■ **Set problem**:
Write out the listing below in full and exactly, leaving out every picture.

■ **Material provided**:
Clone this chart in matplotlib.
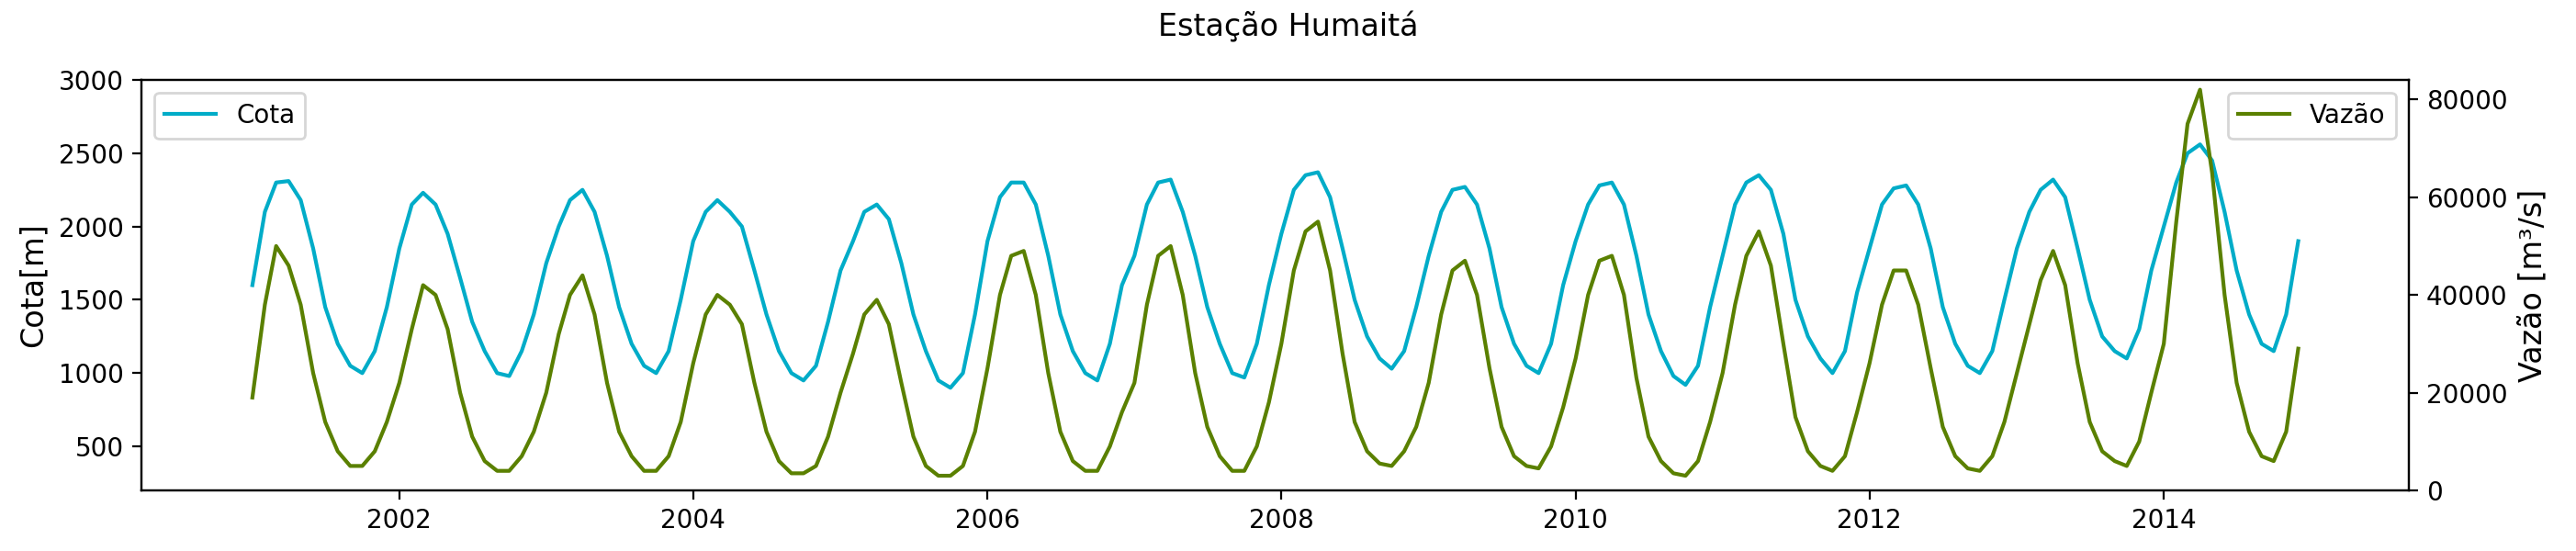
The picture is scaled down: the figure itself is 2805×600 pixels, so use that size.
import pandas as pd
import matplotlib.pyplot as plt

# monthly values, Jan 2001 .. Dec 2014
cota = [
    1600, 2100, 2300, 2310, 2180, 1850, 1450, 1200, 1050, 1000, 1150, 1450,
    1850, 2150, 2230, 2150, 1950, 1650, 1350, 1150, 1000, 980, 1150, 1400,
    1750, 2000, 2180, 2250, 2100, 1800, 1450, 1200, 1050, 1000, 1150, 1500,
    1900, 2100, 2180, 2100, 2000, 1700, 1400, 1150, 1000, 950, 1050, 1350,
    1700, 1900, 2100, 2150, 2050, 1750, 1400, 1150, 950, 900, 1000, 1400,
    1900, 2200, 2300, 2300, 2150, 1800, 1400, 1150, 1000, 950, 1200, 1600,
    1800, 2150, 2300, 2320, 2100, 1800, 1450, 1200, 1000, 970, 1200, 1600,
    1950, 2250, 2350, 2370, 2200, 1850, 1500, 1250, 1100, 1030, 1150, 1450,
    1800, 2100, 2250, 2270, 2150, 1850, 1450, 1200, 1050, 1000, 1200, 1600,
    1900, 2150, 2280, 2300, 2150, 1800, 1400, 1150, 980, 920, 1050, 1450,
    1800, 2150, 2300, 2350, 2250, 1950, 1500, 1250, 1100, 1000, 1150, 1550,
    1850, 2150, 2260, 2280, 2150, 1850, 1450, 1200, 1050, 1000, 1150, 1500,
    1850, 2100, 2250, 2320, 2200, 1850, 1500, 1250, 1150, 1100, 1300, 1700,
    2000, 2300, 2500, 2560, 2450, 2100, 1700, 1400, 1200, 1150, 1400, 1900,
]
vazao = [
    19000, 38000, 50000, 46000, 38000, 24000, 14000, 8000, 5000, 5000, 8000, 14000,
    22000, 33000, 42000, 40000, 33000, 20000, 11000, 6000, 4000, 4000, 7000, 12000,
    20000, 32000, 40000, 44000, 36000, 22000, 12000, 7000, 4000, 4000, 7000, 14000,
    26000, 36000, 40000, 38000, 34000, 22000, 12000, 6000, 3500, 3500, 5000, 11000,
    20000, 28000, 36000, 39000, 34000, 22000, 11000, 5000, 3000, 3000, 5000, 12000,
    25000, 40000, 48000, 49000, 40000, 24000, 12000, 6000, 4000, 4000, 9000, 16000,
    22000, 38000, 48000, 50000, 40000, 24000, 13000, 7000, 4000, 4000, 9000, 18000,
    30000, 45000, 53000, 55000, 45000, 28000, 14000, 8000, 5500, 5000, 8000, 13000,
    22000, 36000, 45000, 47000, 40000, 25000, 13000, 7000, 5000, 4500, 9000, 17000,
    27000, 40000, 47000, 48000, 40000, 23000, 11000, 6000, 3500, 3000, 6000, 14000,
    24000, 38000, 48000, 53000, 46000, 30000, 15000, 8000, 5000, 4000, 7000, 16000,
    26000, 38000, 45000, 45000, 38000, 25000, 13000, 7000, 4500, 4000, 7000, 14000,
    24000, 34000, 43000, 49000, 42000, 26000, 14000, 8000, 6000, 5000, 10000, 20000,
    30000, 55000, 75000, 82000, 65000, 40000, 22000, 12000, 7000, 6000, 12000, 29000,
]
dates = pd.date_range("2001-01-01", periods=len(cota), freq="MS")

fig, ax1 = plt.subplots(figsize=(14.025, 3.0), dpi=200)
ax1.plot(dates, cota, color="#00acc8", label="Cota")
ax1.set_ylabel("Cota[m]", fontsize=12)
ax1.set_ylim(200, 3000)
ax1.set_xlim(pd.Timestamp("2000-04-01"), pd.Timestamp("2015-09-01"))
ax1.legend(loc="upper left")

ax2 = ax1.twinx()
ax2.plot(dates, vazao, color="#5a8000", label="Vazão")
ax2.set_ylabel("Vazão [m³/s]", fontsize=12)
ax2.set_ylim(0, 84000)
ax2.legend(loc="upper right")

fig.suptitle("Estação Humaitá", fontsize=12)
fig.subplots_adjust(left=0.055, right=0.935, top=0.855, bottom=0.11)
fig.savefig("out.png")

■ **Finished exercise**:
Clone this chart in matplotlib.
The picture is scaled down: the figure itself is 2805×600 pixels, so use that size.
import pandas as pd
import matplotlib.pyplot as plt

# monthly values, Jan 2001 .. Dec 2014
cota = [
    1600, 2100, 2300, 2310, 2180, 1850, 1450, 1200, 1050, 1000, 1150, 1450,
    1850, 2150, 2230, 2150, 1950, 1650, 1350, 1150, 1000, 980, 1150, 1400,
    1750, 2000, 2180, 2250, 2100, 1800, 1450, 1200, 1050, 1000, 1150, 1500,
    1900, 2100, 2180, 2100, 2000, 1700, 1400, 1150, 1000, 950, 1050, 1350,
    1700, 1900, 2100, 2150, 2050, 1750, 1400, 1150, 950, 900, 1000, 1400,
    1900, 2200, 2300, 2300, 2150, 1800, 1400, 1150, 1000, 950, 1200, 1600,
    1800, 2150, 2300, 2320, 2100, 1800, 1450, 1200, 1000, 970, 1200, 1600,
    1950, 2250, 2350, 2370, 2200, 1850, 1500, 1250, 1100, 1030, 1150, 1450,
    1800, 2100, 2250, 2270, 2150, 1850, 1450, 1200, 1050, 1000, 1200, 1600,
    1900, 2150, 2280, 2300, 2150, 1800, 1400, 1150, 980, 920, 1050, 1450,
    1800, 2150, 2300, 2350, 2250, 1950, 1500, 1250, 1100, 1000, 1150, 1550,
    1850, 2150, 2260, 2280, 2150, 1850, 1450, 1200, 1050, 1000, 1150, 1500,
    1850, 2100, 2250, 2320, 2200, 1850, 1500, 1250, 1150, 1100, 1300, 1700,
    2000, 2300, 2500, 2560, 2450, 2100, 1700, 1400, 1200, 1150, 1400, 1900,
]
vazao = [
    19000, 38000, 50000, 46000, 38000, 24000, 14000, 8000, 5000, 5000, 8000, 14000,
    22000, 33000, 42000, 40000, 33000, 20000, 11000, 6000, 4000, 4000, 7000, 12000,
    20000, 32000, 40000, 44000, 36000, 22000, 12000, 7000, 4000, 4000, 7000, 14000,
    26000, 36000, 40000, 38000, 34000, 22000, 12000, 6000, 3500, 3500, 5000, 11000,
    20000, 28000, 36000, 39000, 34000, 22000, 11000, 5000, 3000, 3000, 5000, 12000,
    25000, 40000, 48000, 49000, 40000, 24000, 12000, 6000, 4000, 4000, 9000, 16000,
    22000, 38000, 48000, 50000, 40000, 24000, 13000, 7000, 4000, 4000, 9000, 18000,
    30000, 45000, 53000, 55000, 45000, 28000, 14000, 8000, 5500, 5000, 8000, 13000,
    22000, 36000, 45000, 47000, 40000, 25000, 13000, 7000, 5000, 4500, 9000, 17000,
    27000, 40000, 47000, 48000, 40000, 23000, 11000, 6000, 3500, 3000, 6000, 14000,
    24000, 38000, 48000, 53000, 46000, 30000, 15000, 8000, 5000, 4000, 7000, 16000,
    26000, 38000, 45000, 45000, 38000, 25000, 13000, 7000, 4500, 4000, 7000, 14000,
    24000, 34000, 43000, 49000, 42000, 26000, 14000, 8000, 6000, 5000, 10000, 20000,
    30000, 55000, 75000, 82000, 65000, 40000, 22000, 12000, 7000, 6000, 12000, 29000,
]
dates = pd.date_range("2001-01-01", periods=len(cota), freq="MS")

fig, ax1 = plt.subplots(figsize=(14.025, 3.0), dpi=200)
ax1.plot(dates, cota, color="#00acc8", label="Cota")
ax1.set_ylabel("Cota[m]", fontsize=12)
ax1.set_ylim(200, 3000)
ax1.set_xlim(pd.Timestamp("2000-04-01"), pd.Timestamp("2015-09-01"))
ax1.legend(loc="upper left")

ax2 = ax1.twinx()
ax2.plot(dates, vazao, color="#5a8000", label="Vazão")
ax2.set_ylabel("Vazão [m³/s]", fontsize=12)
ax2.set_ylim(0, 84000)
ax2.legend(loc="upper right")

fig.suptitle("Estação Humaitá", fontsize=12)
fig.subplots_adjust(left=0.055, right=0.935, top=0.855, bottom=0.11)
fig.savefig("out.png")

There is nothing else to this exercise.